Latest update April 12th, 2025 6:32 PM
Mar 22, 2017 Letters
Dear Editor,
Now that the results of the nurses’ state final examination are at hand, the resulting picture is even more grave than anticipated. Governmental intervention is imperative as the health of the nation would be in jeopardy otherwise. At stake is much more than the integrity of the nurses.
Last October while 250 nursing students were preparing to take their State Final Exam to become Registered Nurses, word reached the Public Health Ministry stating that the examination had been breached, thereby compromising the process. Thankfully the word reached before the deed was done. Initial investigations by officials of the Ministry indicated that the situation required the intervention of the Police Force
During the fiasco, the Junior Minister of Public Health, Dr. Karen Cummings asserted that, “we need to know that our nurses know their onions” and for that reason a re-sitting of the examination will be conducted, in order to ensure that only the most proficient of the students are allowed to practice in the public health system. She further stated that such a move would also ensure that the nurses who pass the exam will be able to boast of success without controversy overshadowing their respective performance.
Well here we are results in hand, after re-sitting and remitting; only 23 of the 179 candidates secured overall passes. The results clearly show that the General Nursing Council know what they did. The Nursing Council with its chequered past, and now cloud of suspicion, is tasked with setting the State Final Examination, taken by students of the country’s four nursing schools: Georgetown School of Nursing, the Charles Roza School of Nursing, the New Amsterdam School of Nursing and privately-operated St. Joseph Mercy Hospital.
Contrary to the previously expressed belief of the Junior Minister of Public Health, Dr. Karen Cummings, the results further affirm that the nurses in question did not know their onions but their garlic too. After all the public health system in Guyana is currently reeling from a chronic nursing shortage, and if some nurses are helped to reach the goal, by being given exam papers this can be looked upon as a dishonest step towards situational remediation.

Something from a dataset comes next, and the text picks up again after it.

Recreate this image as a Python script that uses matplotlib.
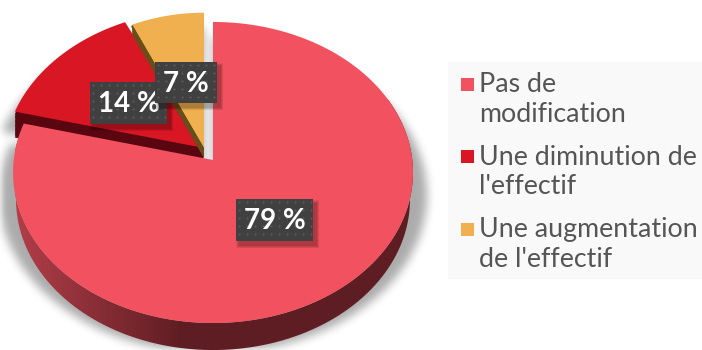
import numpy as np
import matplotlib
matplotlib.use("Agg")
import matplotlib.pyplot as plt
from matplotlib.path import Path
from matplotlib.patches import Rectangle, PathPatch

# Daten
categories = ["Pas de\nmodification", "Une diminution de\nl'effectif", "Une augmentation\nde l'effectif"]
values = [79, 14, 7]
top_colors = ["#F2525F", "#D91624", "#F0B050"]
side_colors = ["#5E1D23", "#5A0610", "#6B4D1A"]

FONT = "Lato"
plt.rcParams["font.family"] = [FONT, "DejaVu Sans"]

fig = plt.figure(figsize=(7.02, 3.5), dpi=100)
ax = fig.add_axes([0, 0, 1, 1])
ax.set_xlim(0, 702)
ax.set_ylim(350, 0)
ax.axis("off")


def project(theta, apex, sx=1.0, sy=1.0, radius=1.0):
    # Kreis -> Perspektive (theta im Uhrzeigersinn von oben)
    k = 0.083
    u = radius * np.sin(theta)
    v = radius * np.cos(theta)
    x = apex[0] + sx * 199.3 * u / (1 + k * v)
    y = apex[1] - sy * 149.5 * v / (1 + k * v)
    return x, y


def wedge(start, end, apex, sx=1.0, sy=1.0, dy=0.0, radius=1.0):
    t = np.radians(np.linspace(start, end, 160))
    x, y = project(t, apex, sx, sy, radius)
    return np.r_[apex[0], x], np.r_[apex[1] + dy, y + dy]


# Winkel aus den Werten (Start oben, im Uhrzeigersinn)
edges = np.cumsum([0] + values) / sum(values) * 360
apexes = [(213, 160), (204, 148), (204, 148)]
scales = [(1.0, 1.0), (1.0, 1.0), (0.91, 0.98)]
depths = [27, 10, 10]

# Schatten
gx, gy = np.meshgrid(np.arange(702) + 0.5, np.arange(350) + 0.5)
pts = np.c_[gx.ravel(), gy.ravel()]
mask = np.zeros(gx.shape)
for i in range(3):
    sx, sy = scales[i]
    px, py = wedge(edges[i], edges[i + 1], apexes[i], sx * 1.07, sy * 1.05, dy=22)
    mask = np.maximum(mask, Path(np.c_[px, py]).contains_points(pts).reshape(gx.shape).astype(float))
kernel = np.ones(9) / 9
for _ in range(3):
    mask = np.apply_along_axis(lambda r: np.convolve(r, kernel, mode="same"), 0, mask)
    mask = np.apply_along_axis(lambda r: np.convolve(r, kernel, mode="same"), 1, mask)
shadow = np.zeros(gx.shape + (4,))
shadow[..., 3] = mask * 0.33
ax.imshow(shadow, extent=(0, 702, 350, 0), zorder=1, aspect="auto")

# Rot und Orange
for i in [1, 2]:
    sx, sy = scales[i]
    for d in np.arange(1, depths[i] + 0.5, 0.5):
        px, py = wedge(edges[i], edges[i + 1], apexes[i], sx, sy, dy=d * (2.6 if i == 1 else 1))
        if i == 1 and d * 2.6 > 30:
            continue
        ax.fill(px, py, color=side_colors[i], lw=0, zorder=2 + i)
    px, py = wedge(edges[i], edges[i + 1], apexes[i], sx, sy)
    ax.fill(px, py, color=top_colors[i], lw=0, zorder=2.5 + i)
# Kante Orange
ox, oy = wedge(edges[2], edges[3], apexes[2], *scales[2])
ax.fill(np.r_[ox[0], ox[1], ox[1] - 1, ox[0] - 3], np.r_[oy[0], oy[1], oy[1] + 2, oy[0] + 2],
        color=side_colors[2], lw=0, zorder=6)

# Grosses Stueck: Seite mit Verlauf
bx, by = wedge(edges[0], edges[1], apexes[0], 0.985, 1.0, dy=27)
tx, ty = wedge(edges[0], edges[1], apexes[0])
keep = (by > 140)
side_poly = np.c_[np.r_[bx[1:][keep[1:]], tx[1:][::-1]], np.r_[by[1:][keep[1:]], ty[1:][::-1]]]
clip = PathPatch(Path(np.r_[side_poly, side_poly[:1]]), transform=ax.transData, fc="none", ec="none")
ax.add_patch(clip)
light = np.array([178, 62, 72]) / 255
dark = np.array([94, 29, 35]) / 255
ramp = np.clip(np.linspace(0, 1, 400) / 0.42, 0, 1)[None, :, None]
grad = light[None, None, :] * (1 - ramp) + dark[None, None, :] * ramp
im = ax.imshow(grad, extent=(15, 415, 350, 100), zorder=7, aspect="auto")
im.set_clip_path(clip)
ax.fill(tx, ty, color=top_colors[0], lw=0, zorder=8)

# Prozent-Boxen
boxes = [(236, 199, 77, 42), (90, 82, 77, 42), (155, 62, 62, 41)]
for i in [0, 1, 2]:
    x0, y0, w, h = boxes[i]
    z = 9 + i
    for g in range(6, 0, -1):
        ax.add_patch(Rectangle((x0 + 3 - g / 2, y0 + 4 - g / 2), w + g, h + g, fc="black", alpha=0.05, lw=0, zorder=z))
    ax.add_patch(Rectangle((x0, y0), w, h, fc="#404040", lw=0, zorder=z))
    dx = np.arange(x0 + 3, x0 + w, 8.0)
    dy = np.arange(y0 + 3, y0 + h, 8.0)
    ddx, ddy = np.meshgrid(dx, dy)
    ax.scatter(ddx.ravel(), ddy.ravel(), s=2.5, color="#595959", lw=0, zorder=z)
    ax.text(x0 + w / 2, y0 + h / 2 + 1, f"{values[i]} %", color="white", fontsize=20, fontweight="bold",
            ha="center", va="center", zorder=z + 0.5)

# Legende
ax.add_patch(Rectangle((448, 62), 254, 217, fc="#F9F9F9", lw=0, zorder=1.5))
square_y = [78, 150, 223]
base_y = [(92, 122), (165, 194), (237, 267)]
for i, name in enumerate(categories):
    ax.add_patch(Rectangle((461, square_y[i]), 13, 13, fc=top_colors[i], lw=0, zorder=2))
    for line, yb in zip(name.split("\n"), base_y[i]):
        ax.text(479, yb, line, color="#555555", fontsize=19.3, ha="left", va="baseline", zorder=2)

fig.savefig("out.png", dpi=100)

On deeper analysis it is evident that there are individuals who are fully aware that the nurses even on completion of training are not up to the required or expected standards. The prevailing situation brings into question, the calibre of prospective nurse trainee, required admission qualifications for both nurse and nursing instructor and above all the nursing curriculum, or who is teaching who, what and how. Has the nursing shortage forced the respective training schools to lower their admission standards and requirements? In some teaching contexts the instructors are expected to get a bell curve of grades to show that they are teaching to meet expectations.

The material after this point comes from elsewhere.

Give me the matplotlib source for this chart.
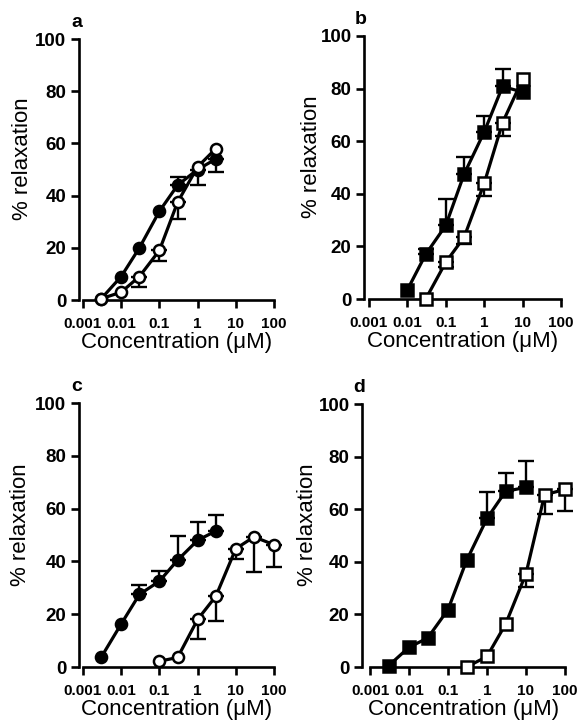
import numpy as np
import matplotlib
matplotlib.use("Agg")
import matplotlib.pyplot as plt

plt.rcParams['font.family'] = ['Liberation Sans', 'DejaVu Sans']

# concentrations (uM) and % relaxation
a_solid_x = [0.003, 0.01, 0.03, 0.1, 0.3, 1, 3]
a_solid_y = [0.5, 9, 20, 34, 44, 50, 54]
a_solid_up = [0, 0, 0, 0, 3, 0, 0]
a_solid_dn = [0, 0, 0, 0, 0, 6, 5]
a_open_x = [0.003, 0.01, 0.03, 0.1, 0.3, 1, 3]
a_open_y = [0.5, 3, 9, 19, 37.5, 51, 58]
a_open_up = [0, 0, 0, 0, 0, 0, 0]
a_open_dn = [0, 0, 4, 4, 6.5, 0, 0]

b_solid_x = [0.01, 0.03, 0.1, 0.3, 1, 3, 10]
b_solid_y = [3.5, 17, 28, 47.5, 63.5, 80.8, 78.7]
b_solid_up = [0, 2, 10, 6.5, 6, 6.5, 0]
b_solid_dn = [0, 0, 0, 0, 0, 0, 0]
b_open_x = [0.03, 0.1, 0.3, 1, 3, 10]
b_open_y = [0, 14, 23.5, 44, 67, 83.6]
b_open_up = [0, 0, 0, 0, 0, 0]
b_open_dn = [0, 2, 2.5, 5, 5, 0]

c_solid_x = [0.003, 0.01, 0.03, 0.1, 0.3, 1, 3]
c_solid_y = [3.7, 16.3, 27.5, 32.5, 40.5, 48, 51.5]
c_solid_up = [0, 0, 3.5, 4, 9, 7, 6]
c_solid_dn = [0, 0, 0, 0, 0, 0, 0]
c_open_x = [0.1, 0.3, 1, 3, 10, 30, 100]
c_open_y = [2.2, 3.6, 18, 26.8, 44.8, 49.3, 46.3]
c_open_up = [0, 0, 0, 0, 0, 0, 0]
c_open_dn = [0, 0, 7.5, 9.3, 3.8, 13.5, 8.5]

d_solid_x = [0.003, 0.01, 0.03, 0.1, 0.3, 1, 3, 10]
d_solid_y = [0.5, 7.5, 11, 21.8, 40.5, 56.5, 66.8, 68.3]
d_solid_up = [0, 0, 0, 0, 0, 10, 7, 10]
d_solid_dn = [0, 0, 0, 0, 0, 0, 0, 0]
d_open_x = [0.3, 1, 3, 10, 30, 100]
d_open_y = [0, 4, 16.3, 35.5, 65.5, 67.5]
d_open_up = [0, 0, 0, 0, 0, 0]
d_open_dn = [0, 0, 0, 5, 7.5, 8]

x_ticks = [0.001, 0.01, 0.1, 1, 10, 100]
x_tick_labels = ["0.001", "0.01", "0.1", "1", "10", "100"]
y_ticks = [0, 20, 40, 60, 80, 100]

W, H = 580, 723
fig = plt.figure(figsize=(W / 100, H / 100), dpi=100)


def place(axis_px, dec0_px, dec100_px, y0_px, y100_px):
    ax = fig.add_axes([axis_px / W, 1 - y0_px / H,
                       (dec100_px - axis_px) / W, (y0_px - y100_px) / H])
    per_dec = (dec100_px - dec0_px) / 5
    ax.set_xscale("log")
    ax.set_xlim(10 ** (-3 - (dec0_px - axis_px) / per_dec), 100)
    ax.set_ylim(0, 100)
    return ax


def draw_series(ax, x, y, up, dn, marker, filled, z):
    x = np.array(x)
    y = np.array(y)
    up = np.array(up)
    dn = np.array(dn)
    m = (up > 0) | (dn > 0)
    if m.any():
        ax.errorbar(x[m], y[m], yerr=[dn[m], up[m]], fmt="none", ecolor="black",
                    elinewidth=1.7, capsize=5.5, capthick=1.7, zorder=2, clip_on=False)
    ax.plot(x, y, color="black", lw=2.3, zorder=3, clip_on=False)
    ms = 8 if marker == "o" else 8.5
    ax.plot(x, y, ls="none", marker=marker, ms=ms, mew=1.8, mec="black",
            mfc="black" if filled else "white", zorder=z, clip_on=False)


def style(ax, letter, ylab_px):
    for s in ["top", "right"]:
        ax.spines[s].set_visible(False)
    ax.spines["left"].set_bounds(0, 100)
    ax.spines["bottom"].set_bounds(0.001, 100)
    for s in ["left", "bottom"]:
        ax.spines[s].set_linewidth(1.9)
    ax.set_xticks(x_ticks)
    ax.set_xticklabels(x_tick_labels)
    ax.xaxis.set_minor_locator(matplotlib.ticker.NullLocator())
    ax.set_yticks(y_ticks)
    ax.tick_params(axis="y", length=6, width=1.9, pad=3, labelsize=13.5)
    ax.tick_params(axis="x", length=6, width=1.9, pad=6, labelsize=11)
    for t in ax.get_xticklabels() + ax.get_yticklabels():
        t.set_fontweight("bold")
    ax.set_xlabel("Concentration (μM)", fontsize=16, labelpad=1)
    ax.set_ylabel("% relaxation", fontsize=16)
    bb = ax.get_position()
    ax.yaxis.set_label_coords(-ylab_px / (bb.width * W), 0.54)
    ax.annotate(letter, xy=(0, 1), xycoords="axes fraction", xytext=(2, 6),
                textcoords="offset points", ha="right", va="bottom",
                fontsize=14, fontweight="bold")


ax_a = place(79, 83, 274, 300, 39)
draw_series(ax_a, a_solid_x, a_solid_y, a_solid_up, a_solid_dn, "o", True, 4)
draw_series(ax_a, a_open_x, a_open_y, a_open_up, a_open_dn, "o", False, 5)
style(ax_a, "a", 46)

ax_b = place(364, 369, 561, 299, 36)
draw_series(ax_b, b_solid_x, b_solid_y, b_solid_up, b_solid_dn, "s", True, 4)
draw_series(ax_b, b_open_x, b_open_y, b_open_up, b_open_dn, "s", False, 5)
style(ax_b, "b", 42)

ax_c = place(79, 83, 274, 667, 403)
draw_series(ax_c, c_solid_x, c_solid_y, c_solid_up, c_solid_dn, "o", True, 4)
draw_series(ax_c, c_open_x, c_open_y, c_open_up, c_open_dn, "o", False, 5)
style(ax_c, "c", 48)

ax_d = place(362, 370, 565, 667, 404)
draw_series(ax_d, d_solid_x, d_solid_y, d_solid_up, d_solid_dn, "s", True, 4)
draw_series(ax_d, d_open_x, d_open_y, d_open_up, d_open_dn, "s", False, 5)
style(ax_d, "d", 44)

fig.savefig("out.png", dpi=100)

The question of accountability for nursing education also needs to be addressed, because nursing instructors may see their role as simply forwarding and dispensing knowledge, thereby neglecting the need to know how to be great educators. The majority of nursing instructors have never been officially trained as educators. Most have either a Masters’ degree or no graduate degree at all, just the mere nursing background and experience.
They have not undergone any formal training in how to evaluate the learning needs of students, how to develop learning tools to assist nursing students achieve satisfactory program outcomes. In addition they cannot evaluate student performance outside of an exam score, or assist students at the margin develop corrective plans to address unaccounted concepts or content. Therein may lie the crux of the problem. Should the nursing instructors be held accountable for the student outcome? Most certainly! If nurses are held accountable for patient outcomes, then in like manner nurses in educational practice should be held accountable for student outcomes.
From hereon the nursing instructors must be made aware of their responsibilities to create lifelong learners and not just assist nurses to prepare themselves to pass a onetime final nursing examination. The present breach has served its purpose – it has laid bare the flaws of the entire nursing and nursing education system, although some nurses may have previously benefitted from the surreptitious behavior of the Nursing Council. Sad but true, the occurrence of certain in -hospital tragedies may have its roots in the quality of nurses produced by the breach.
The entire nurse training program, nurse selection, nursing curriculum and nursing instructors must be rigidly scrutinized, evaluate and remedial measures put in place as necessary. Those at the General Nursing Council responsible for the breach should be pursued to the full extent of the law, along with all identified accomplices. In actuality the punishment meted out should be severe enough to serve as a deterrent to others. An entirely new body working in conjunction with the Minister and Ministry of Health should be created to overlook the nursing curriculum, the setting of the nursing examination, distribution, collection and tabulation of the results. It is only in so doing that nursing education can have an effect on the ability of the profession to uphold and transmit its core values to provide nurses that make intelligent judgement, thereby keeping patients safe.